Other powerful tools include captive insurance and multiyear structured placements that ensure a layered approach to risk that balances protection and cost control.
A Data-Driven Mindset
Insurers demand more data than ever during the underwriting process. To meet these demands, organizations must model exposures annually, validate property values and assess loss probabilities by location, construction and operations.
Advanced analytics, from catastrophe modeling to business impact analysis, empower companies to negotiate from a position of strength and make data-backed decisions. It’s no longer enough to “get the deal done.” Brokers should guide you through risk conversations with clarity and foresight.
The HUB EDGE
In a volatile, interconnected risk environment, leaders must be strategic in evaluating, managing and financing risk. Here’s where to focus:
Reframe Insurance Strategy
- Treat insurance as a strategic asset.
- Align coverage with growth, operations and people.
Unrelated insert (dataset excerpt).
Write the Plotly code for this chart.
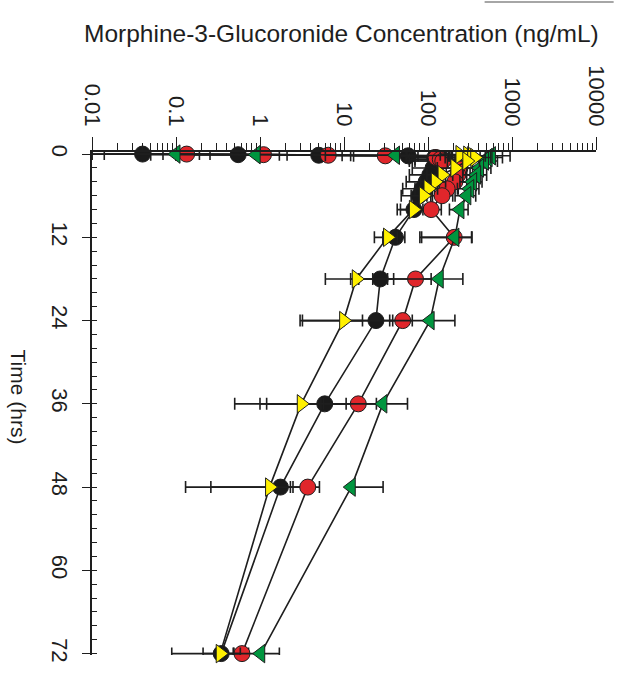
import plotly.graph_objects as go

# ---------------- data ----------------
x_tick_vals = [0.01, 0.1, 1, 10, 100, 1000, 10000]
x_tick_text = ["0.01", "0.1", "1", "10", "100", "1000", "10000"]
y_tick_vals = [0, 12, 24, 36, 48, 60, 72]
y_tick_text = ["0", "12", "24", "36", "48", "60", "72"]

# black circles
time_black = [0, 0.083, 0.167, 0.25, 0.5, 0.75, 1, 2, 3, 4, 5, 6, 8, 12, 18, 24, 36, 48, 72]
conc_black = [0.04, 0.55, 5.0, 58, 120, 150, 140, 115, 105, 95, 85, 78, 68, 41, 27, 24, 5.9, 1.75, 0.345]
sd_black = [0.03, 0.5, 4.5, 45, 60, 80, 70, 50, 45, 40, 35, 30, 25, 12, 12, 14, 4.7, 1.49, 0.135]

# red circles
time_red = [0, 0.083, 0.167, 0.25, 0.5, 0.75, 1, 2, 3, 4, 5, 6, 8, 12, 18, 24, 36, 48, 72]
conc_red = [0.134, 1.1, 6.5, 31, 125, 140, 150, 240, 227, 209, 169, 147, 109, 205, 71, 50, 14.8, 3.7, 0.61]
sd_red = [0.12, 1.0, 5.5, 25, 70, 80, 90, 100, 90, 80, 60, 50, 35, 125, 38, 15, 9.5, 1.4, 0.12]

# green left triangles
time_green = [0, 0.083, 0.167, 0.25, 0.5, 1, 2, 3, 4, 5, 6, 8, 12, 18, 24, 36, 48, 72]
conc_green = [0.1, 0.9, 41, 569, 520, 471, 411, 379, 340, 314, 290, 240, 209, 136, 106, 29, 12.2, 1.02]
sd_green = [0.09, 0.8, 35, 380, 250, 200, 150, 120, 100, 90, 80, 60, 125, 124, 103, 28, 17, 0.68]

# yellow right triangles
time_yellow = [0.083, 0.167, 0.25, 0.5, 1, 2, 3, 4, 5, 6, 8, 12, 18, 24, 36, 48, 72]
conc_yellow = [240, 297, 331, 360, 290, 209, 147, 122, 100, 88, 67, 33, 14, 9.9, 3.1, 1.3, 0.336]
sd_yellow = [100, 120, 150, 200, 120, 80, 50, 40, 30, 25, 20, 10, 8, 6.7, 2.6, 1.17, 0.247]

FONT = "Liberation Sans, Arial, sans-serif"
INK = "#1e1e1e"

series = [
    (time_black, conc_black, sd_black, "circle", "#1a1a1a"),
    (time_red, conc_red, sd_red, "circle", "#e0262b"),
    (time_green, conc_green, sd_green, "triangle-left", "#00963f"),
    (time_yellow, conc_yellow, sd_yellow, "triangle-right", "#fff000"),
]

fig = go.Figure()
for t, c, sd, sym, col in series:
    minus = [s if s < v else 0 for s, v in zip(sd, c)]
    fig.add_trace(go.Scatter(
        x=c, y=t, mode="lines+markers",
        line=dict(color=INK, width=1.6),
        marker=dict(symbol=sym, size=16, color=col, line=dict(color=INK, width=1)),
        error_x=dict(type="data", symmetric=False, array=sd, arrayminus=minus,
                     color=INK, thickness=1.6, width=6),
        cliponaxis=False, showlegend=False,
    ))

fig.update_xaxes(
    type="log", range=[-2, 4], side="top",
    tickmode="array", tickvals=x_tick_vals, ticktext=x_tick_text, tickangle=90,
    ticks="outside", ticklen=13, tickwidth=1.3, tickcolor=INK,
    ticklabelstandoff=3,
    minor=dict(ticks="outside", ticklen=7, tickwidth=1.1, tickcolor=INK, dtick="D1", showgrid=False),
    showline=True, linecolor=INK, linewidth=1.5,
    showgrid=False, zeroline=False,
    tickfont=dict(family=FONT, size=22, color=INK),
)
fig.update_yaxes(
    range=[72.2, -0.3],
    tickmode="array", tickvals=y_tick_vals, ticktext=y_tick_text, tickangle=90,
    ticks="outside", ticklen=8, tickwidth=1.3, tickcolor=INK,
    ticklabelstandoff=4,
    minor=dict(ticks="inside", ticklen=5, tickwidth=1.1, tickcolor=INK, dtick=2, tick0=0, showgrid=False),
    showline=True, linecolor=INK, linewidth=1.5,
    showgrid=False, zeroline=False,
    tickfont=dict(family=FONT, size=22, color=INK),
)

fig.update_layout(
    width=621, height=675,
    margin=dict(l=92, r=18, t=152, b=15),
    paper_bgcolor="white", plot_bgcolor="white",
    font=dict(family=FONT, color=INK),
    annotations=[
        dict(text="Morphine-3-Glucoronide Concentration (ng/mL)", xref="paper", yref="paper",
             x=0.495, y=1.236, xanchor="center", yanchor="middle", showarrow=False,
             font=dict(family=FONT, size=24.5, color=INK)),
        dict(text="Time (hrs)", xref="paper", yref="paper",
             x=-0.145, y=0.512, xanchor="center", yanchor="middle", showarrow=False,
             textangle=90, font=dict(family=FONT, size=21, color=INK)),
    ],
    shapes=[
        dict(type="line", xref="paper", yref="paper", x0=0.779, x1=1.035, y0=1.298, y1=1.298,
             line=dict(color="#888888", width=1.5)),
    ],
)

fig.write_html("out.html")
- Start renewal discussions early, or even better, meet with your broker quarterly to discuss changes in your business and the market.
Ask the Right Questions
- Has your broker modeled your exposures this year?
- When was your last property valuation or business interruption analysis?
- Are interdependencies and non-traditional risks regularly reviewed?
Explore Alternatives
- Consider parametric, captive or structured multi-year product options.
- Prioritize coverage that supports resilience, not just recovery.
A strong insurance strategy protects assets, people and purpose, fueling profitability and competitive advantage. It’s time to view insurance not as a line item in your budget, but as a catalyst for confidence, continuity and growth.